This article addresses foreign financial institutions (FFIs) and what their reporting requirements may be.
Abstract: The IRS recently updated its frequently asked questions addressing its list of foreign financial institutions (FFIs) that have registered under the Foreign Account Tax Compliance Act. This article provides background on the FFI List and details about the updates.
FATCA Institution FAQs Have Been Updated
The IRS recently updated its frequently asked questions (FAQs) addressing its list of foreign financial institutions (FFIs) that have registered under the Foreign Account Tax Compliance Act (FATCA). This article provides background and more details about the updates.
The FFI List
The Internal Revenue Code (IRC) generally requires withholding agents to withhold and deduct 30% from certain payments made to an FFI unless it:
- Has entered into an “FFI agreement” with the federal government to, among other things, report certain information with respect to U.S. accounts, otherwise known as a participating FFI (PFFI),
- Is deemed to meet the requirements of IRC Section 1471(b), otherwise known as a deemed-compliant FFI, or
- Is treated as an exempt beneficiary owner under federal tax regulations.
The FATCA Registration System is a web-based system that allows an FFI to register under FATCA (on behalf of themselves and their branches) as, among other things, a PFFI. The system issues the FFI a global intermediary identification number (GIIN). The GIIN is used by an FFI to establish its Chapter 4 status for withholding purposes and identify the institution for reporting purposes.
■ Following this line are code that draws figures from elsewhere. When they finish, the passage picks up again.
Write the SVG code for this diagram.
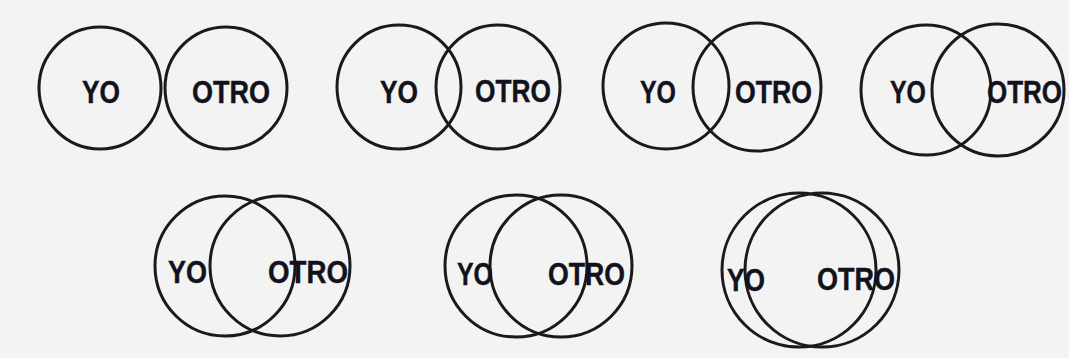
<svg xmlns="http://www.w3.org/2000/svg" width="1069" height="358" viewBox="0 0 1069 358">
  <style>
    .c { fill: none; stroke: #1a1a1a; stroke-width: 3; }
    .t { font-family: "Liberation Sans", Arial, sans-serif; font-weight: bold; font-size: 30.5px; fill: #12121c; stroke: #12121c; stroke-width: 0.4; }
  </style>
  <rect x="0" y="0" width="1069" height="358" fill="#f3f3f3"/>

  <g id="pair1">
    <circle class="c" cx="100" cy="88" r="61"/>
    <circle class="c" cx="226" cy="88" r="61"/>
    <text class="t" x="82" y="103" textLength="38" lengthAdjust="spacingAndGlyphs">YO</text>
    <text class="t" x="192" y="103" textLength="78" lengthAdjust="spacingAndGlyphs">OTRO</text>
  </g>

  <g id="pair2">
    <circle class="c" cx="399" cy="87" r="62"/>
    <circle class="c" cx="498" cy="87" r="62"/>
    <text class="t" x="380" y="103" textLength="38" lengthAdjust="spacingAndGlyphs">YO</text>
    <text class="t" x="475" y="102" textLength="76" lengthAdjust="spacingAndGlyphs">OTRO</text>
  </g>

  <g id="pair3">
    <circle class="c" cx="666" cy="86" r="63"/>
    <circle class="c" cx="757" cy="87" r="64"/>
    <text class="t" x="640" y="103" textLength="36" lengthAdjust="spacingAndGlyphs">YO</text>
    <text class="t" x="735" y="103" textLength="77" lengthAdjust="spacingAndGlyphs">OTRO</text>
  </g>

  <g id="pair4">
    <circle class="c" cx="926" cy="90" r="65"/>
    <circle class="c" cx="998" cy="90" r="66"/>
    <text class="t" x="890" y="103" textLength="36" lengthAdjust="spacingAndGlyphs">YO</text>
    <text class="t" x="987" y="103" textLength="75" lengthAdjust="spacingAndGlyphs">OTRO</text>
  </g>

  <g id="pair5">
    <circle class="c" cx="225" cy="266" r="70"/>
    <circle class="c" cx="280" cy="266" r="70"/>
    <text class="t" x="168" y="283" textLength="39" lengthAdjust="spacingAndGlyphs">YO</text>
    <text class="t" x="268" y="283" textLength="80" lengthAdjust="spacingAndGlyphs">OTRO</text>
  </g>

  <g id="pair6">
    <circle class="c" cx="516" cy="266" r="71"/>
    <circle class="c" cx="561" cy="266" r="71"/>
    <text class="t" x="457" y="285" textLength="36" lengthAdjust="spacingAndGlyphs">YO</text>
    <text class="t" x="548" y="285" textLength="77" lengthAdjust="spacingAndGlyphs">OTRO</text>
  </g>

  <g id="pair7">
    <circle class="c" cx="799" cy="270" r="77"/>
    <circle class="c" cx="822" cy="270" r="77"/>
    <text class="t" x="727" y="291" textLength="38" lengthAdjust="spacingAndGlyphs">YO</text>
    <text class="t" x="817" y="290" textLength="78" lengthAdjust="spacingAndGlyphs">OTRO</text>
  </g>
</svg>
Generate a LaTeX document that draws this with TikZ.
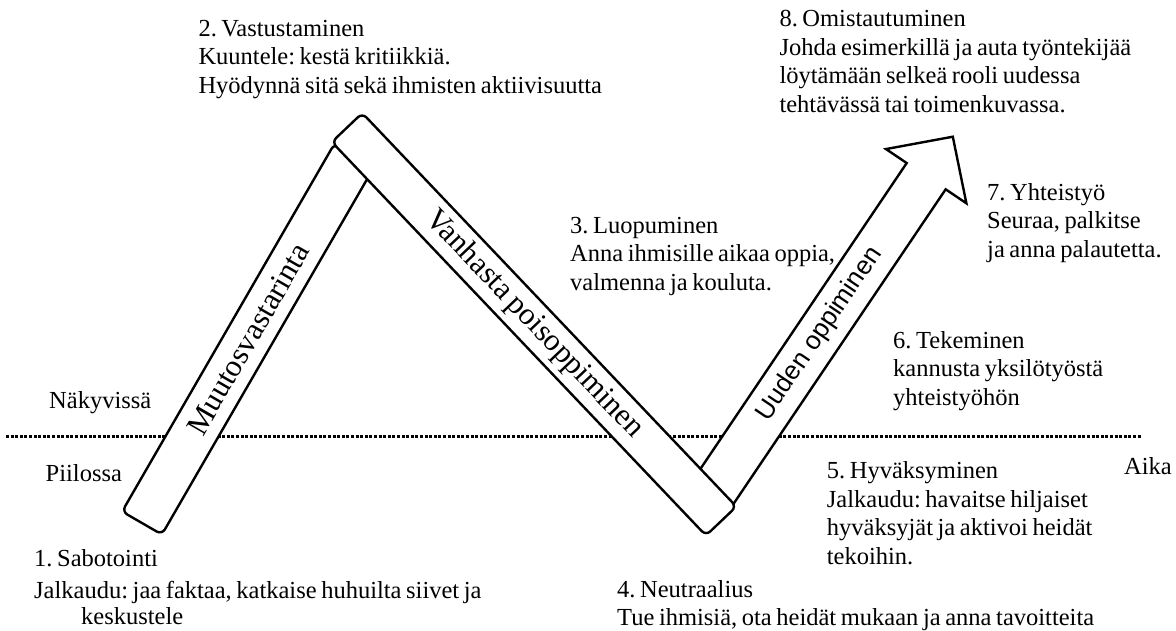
\documentclass[tikz,border=0pt]{standalone}
\usepackage{fontspec}
\setmainfont{Liberation Serif}[WordSpace=0.75]
\newfontfamily\sansarial{Liberation Sans}
\begin{document}
\begin{tikzpicture}[x=1pt,y=-1pt,
  lbl/.style={anchor=north west, inner sep=0pt, align=left, font=\fontsize{24.5}{28.6}\selectfont\frenchspacing},
  bar/.style={draw, fill=white, line width=2.4pt, rounded corners=6pt, inner sep=0pt},
  bartext/.style={font=\fontsize{31}{36}\selectfont},
  arrowbody/.style={draw, fill=white, line width=2.4pt, line join=miter},
  dotline/.style={line width=3pt, dash pattern=on 3pt off 1.6pt}
]
\useasboundingbox (0,0) rectangle (1176,630);
% horizon line
\coordinate (dl) at (6,436);
\coordinate (dr) at (1142,436);
\draw[dotline] (dl) -- (dr);
% bar 1
\node[bar, bartext, rotate=60, minimum width=425pt, minimum height=46pt] (b1) at (248.25,339) {Muutosvastarinta};
% arrow
\begin{scope}[shift={(708.1,499.5)}, rotate=56, x=1pt, y=1pt]
  \draw[arrowbody] (0,-23.5) -- (390,-23.5) -- (390,-48.5) -- (437.6,0) -- (390,48.5) -- (390,23.5) -- (0,23.5) -- cycle;
  \node[transform shape, inner sep=0pt, font=\sansarial\fontsize{26}{30}\selectfont] (uo) at (199.5,0) {Uuden oppiminen};
\end{scope}
% bar 2
\node[bar, bartext, rotate=-46.45, minimum width=543pt, minimum height=42pt] (b2) at (534.1,324.3) {Vanhasta poisoppiminen};
% labels
\node[lbl] (n2) at (198.3,16) {\strut 2. Vastustaminen\\Kuuntele: kestä kritiikkiä.\\Hyödynnä sitä sekä ihmisten aktiivisuutta};
\node[lbl] (n8) at (779.3,6.3) {\strut 8. Omistautuminen\\Johda esimerkillä ja auta työntekijää\\löytämään selkeä rooli uudessa\\tehtävässä tai toimenkuvassa.};
\node[lbl] (n7) at (987,180) {\strut 7. Yhteistyö\\Seuraa, palkitse\\ja anna palautetta.};
\node[lbl] (n3) at (570,213) {\strut 3. Luopuminen\\Anna ihmisille aikaa oppia,\\valmenna ja kouluta.};
\node[lbl] (n6) at (893,328) {\strut 6. Tekeminen\\kannusta yksilötyöstä\\yhteistyöhön};
\node[lbl] (vis) at (49,388.3) {\strut Näkyvissä};
\node[lbl] (hid) at (45.5,461.7) {\strut Piilossa};
\node[lbl] (aika) at (1124,454) {\strut Aika};
\node[lbl] (n5) at (826.7,458.5) {\strut 5. Hyväksyminen\\Jalkaudu: havaitse hiljaiset\\hyväksyjät ja aktivoi heidät\\tekoihin.};
\node[lbl] (n1) at (34,546) {\strut 1. Sabotointi\\[3.4pt]Jalkaudu: jaa faktaa, katkaise huhuilta siivet ja\\[-2.6pt]\hspace*{47pt}keskustele};
\node[lbl] (n4) at (617,577) {\strut 4. Neutraalius\\Tue ihmisiä, ota heidät mukaan ja anna tavoitteita};
\end{tikzpicture}
\end{document}
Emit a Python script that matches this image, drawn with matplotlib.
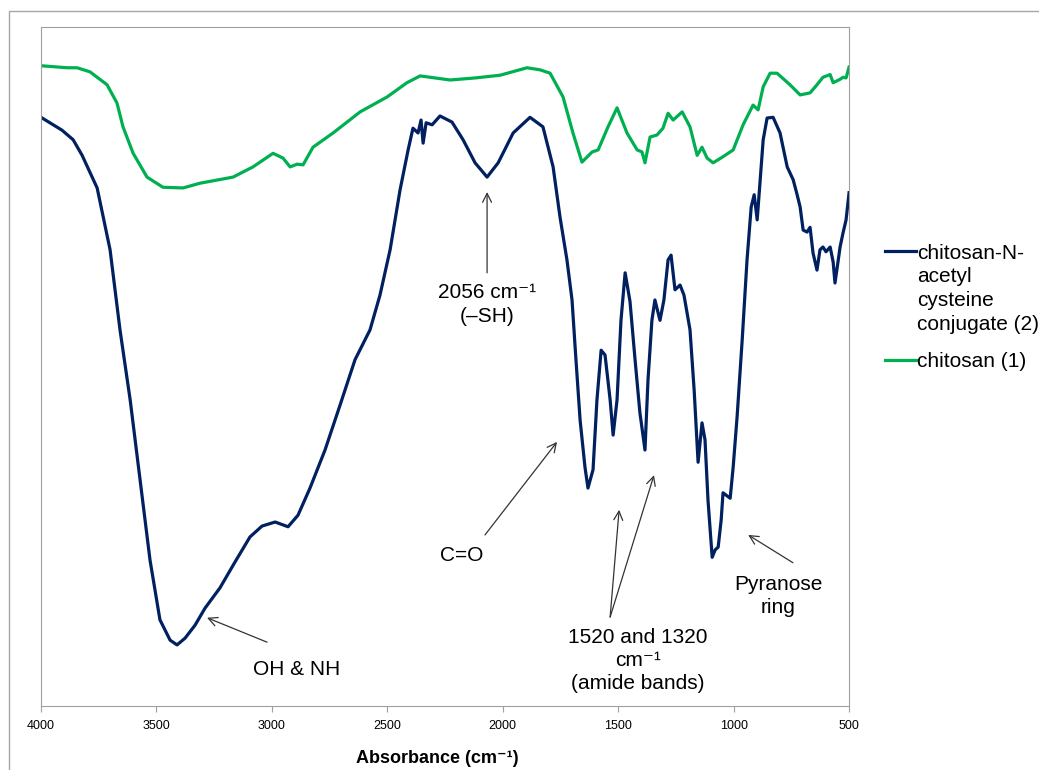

When an FFI completes its FATCA registration, it generally will be included on the FFI List published on the IRS website. The FFI list includes all financial institutions, branches, direct reporting non-financial foreign entities, sponsored entities and sponsored subsidiary branches that have submitted a registration via the FATCA Registration System and have been assigned a GIIN.
Updated monthly, the FFI list may be used by financial institutions and other withholding agents to, among other things, determine whether: 1) another financial institution to which a payment is to be made is a PFFI, and 2) the payment is subject to U.S. tax withholding.
Two New FAQs
As mentioned, the IRS offers a series of FAQs regarding the FFI list and two new ones were recently added:
- Is a search tool available? The answer is yes. The FFI list webpage has a search and download tool that enables a user to create a partial list using search criteria of the GIIN, country/jurisdiction, financial institution name or a combination of the three. These search results have a maximum of 30,000 entities and can be exported to an XML, CSV or PDF file.
- Why can’t I find a financial institution or branch when I use the search and download tool? Sometimes the legal name that a financial institution or branch used to register for FATCA, and that appears on the FFI list, differs from its commonly known name. The IRS recommends using a search engine to find alternate spellings for the financial institution or branch and try those in the tool.
Alternate spellings can include abbreviations or symbols instead of fully spelled words (or vice versa). For example, an imaginary institution might be commonly known as “R&S Bank” but is “River and Sea Bank” on the FFI list because that’s how the financial institution listed its name on its FATCA registration.
Another possibility for a failed search is that the name entered into the search and download tool is too detailed. The IRS suggests simplifying the financial institution or branch name by removing words from the searched name and conducting another search.
For instance, if a user wanted to find a fund for imaginary institution, “River and Sea Bank,” but received no search results when “River and Sea Bank International Bond Fund Series 1” was entered into the search and download tool, reducing the name to “River and Sea Bank Bond Fund” might produce search results.
Challenging Yet Important
Compliance with FATCA remains a challenging yet important task for foreign account holders. Work closely with your CPA to understand all aspects of the law.